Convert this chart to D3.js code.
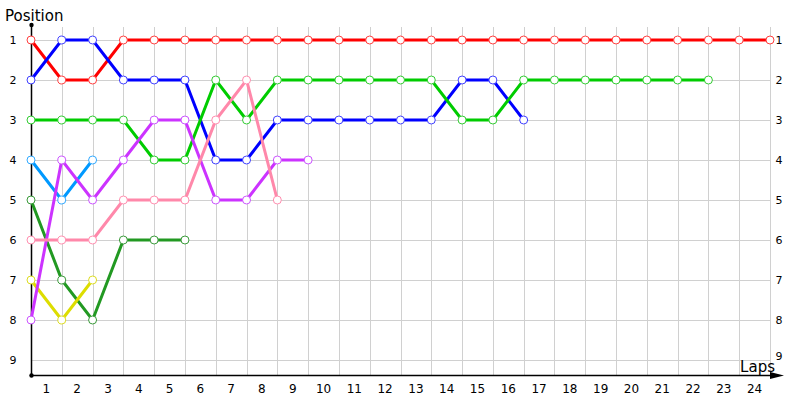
<!DOCTYPE html>
<html>
<head>
<meta charset="utf-8">
<script src="https://cdn.jsdelivr.net/npm/d3@7"></script>
<style>
  body { margin: 0; background: #fff; }
  text { font-family: "DejaVu Sans", Verdana, sans-serif; }
</style>
</head>
<body>
<div id="chart"></div>
<script>
// positions per lap, index 0 = start
var laps = d3.range(1, 25);
var positions = [1, 2, 3, 4, 5, 6, 7, 8, 9];

var redPos = [1,2,2,1,1,1,1,1,1,1,1,1,1,1,1,1,1,1,1,1,1,1,1,1,1];
var bluePos = [2,1,1,2,2,2,4,4,3,3,3,3,3,3,2,2,3];
var greenPos = [3,3,3,3,4,4,2,3,2,2,2,2,2,2,3,3,2,2,2,2,2,2,2];
var skyPos = [4,5,4];
var purplePos = [8,4,5,4,3,3,5,5,4,4];
var darkGreenPos = [5,7,8,6,6,6];
var yellowPos = [7,8,7];
var pinkPos = [6,6,6,5,5,5,3,2,5];

var series = [
  {name: "red", values: redPos, color: "#ff0000", marker: "#ff4040"},
  {name: "blue", values: bluePos, color: "#0000ff", marker: "#4040ff"},
  {name: "green", values: greenPos, color: "#00cc00", marker: "#33cc33"},
  {name: "sky", values: skyPos, color: "#0099ff", marker: "#33aaff"},
  {name: "darkgreen", values: darkGreenPos, color: "#229922", marker: "#3a9a3a"},
  {name: "yellow", values: yellowPos, color: "#dddd00", marker: "#dddd22"},
  {name: "purple", values: purplePos, color: "#cc33ff", marker: "#cc55ff"},
  {name: "pink", values: pinkPos, color: "#ff88aa", marker: "#ff8fb0"}
];

var width = 800, height = 400;
var svg = d3.select("#chart").append("svg")
  .attr("width", width)
  .attr("height", height);

var x = d3.scaleLinear().domain([0, 24]).range([31, 770]);
var y = d3.scaleLinear().domain([1, 9]).range([40, 360]);
var baseY = 375;

// grid
var grid = svg.append("g").attr("stroke", "#d0d0d0").attr("stroke-width", 1);
grid.selectAll(".vg")
  .data(d3.range(0, 25))
  .enter().append("line")
    .attr("x1", function(d){ return Math.round(x(d)) + 0.5; })
    .attr("x2", function(d){ return Math.round(x(d)) + 0.5; })
    .attr("y1", 27)
    .attr("y2", baseY);
grid.selectAll(".hg")
  .data(positions)
  .enter().append("line")
    .attr("x1", x(0))
    .attr("x2", x(24))
    .attr("y1", function(d){ return y(d) + 0.5; })
    .attr("y2", function(d){ return y(d) + 0.5; });

// axes
svg.append("line")
  .attr("x1", 31.5).attr("x2", 31.5)
  .attr("y1", 25).attr("y2", baseY)
  .attr("stroke", "#000").attr("stroke-width", 1.5);
svg.append("line")
  .attr("x1", 31).attr("x2", 778)
  .attr("y1", baseY + 0.5).attr("y2", baseY + 0.5)
  .attr("stroke", "#000").attr("stroke-width", 1.5);
svg.append("path")
  .attr("d", "M770,372 L784,375.5 L770,379 Z")
  .attr("fill", "#000");
svg.append("circle").attr("cx", 31.5).attr("cy", 25).attr("r", 2.2).attr("fill", "#000");
svg.append("circle").attr("cx", 31.5).attr("cy", baseY + 0.5).attr("r", 2.2).attr("fill", "#000");

// y labels both sides
svg.selectAll(".yl")
  .data(positions)
  .enter().append("text")
    .attr("x", 13)
    .attr("y", function(d){ return y(d) + 4; })
    .attr("text-anchor", "middle")
    .attr("font-size", 11)
    .text(function(d){ return d; });
svg.selectAll(".yr")
  .data(positions)
  .enter().append("text")
    .attr("x", 779)
    .attr("y", function(d){ return y(d) + 4 - (d === 9 ? 4 : 0); })
    .attr("text-anchor", "middle")
    .attr("font-size", 11)
    .text(function(d){ return d; });

// x labels centred in each lap
svg.selectAll(".xl")
  .data(laps)
  .enter().append("text")
    .attr("x", function(d){ return x(d - 0.5); })
    .attr("y", 393)
    .attr("text-anchor", "middle")
    .attr("font-size", 12)
    .text(function(d){ return d; });

svg.append("text")
  .attr("x", 5).attr("y", 21)
  .attr("font-size", 15)
  .text("Position");
svg.append("text")
  .attr("x", 775).attr("y", 372)
  .attr("text-anchor", "end")
  .attr("font-size", 15)
  .text("Laps");

// lines
var line = d3.line()
  .x(function(d, i){ return x(i); })
  .y(function(d){ return y(d); });

var g = svg.append("g");
series.forEach(function(s){
  g.append("path")
    .attr("d", line(s.values))
    .attr("fill", "none")
    .attr("stroke", s.color)
    .attr("stroke-width", 3);
});
series.forEach(function(s){
  g.selectAll(".m-" + s.name)
    .data(s.values)
    .enter().append("circle")
      .attr("cx", function(d, i){ return x(i); })
      .attr("cy", function(d){ return y(d); })
      .attr("r", 4)
      .attr("fill", "#fff")
      .attr("stroke", s.marker)
      .attr("stroke-width", 1);
});
</script>
</body>
</html>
++++++++++
_What is required_. Report the number of lines that contain "chart", with no other words.

_The result_. 3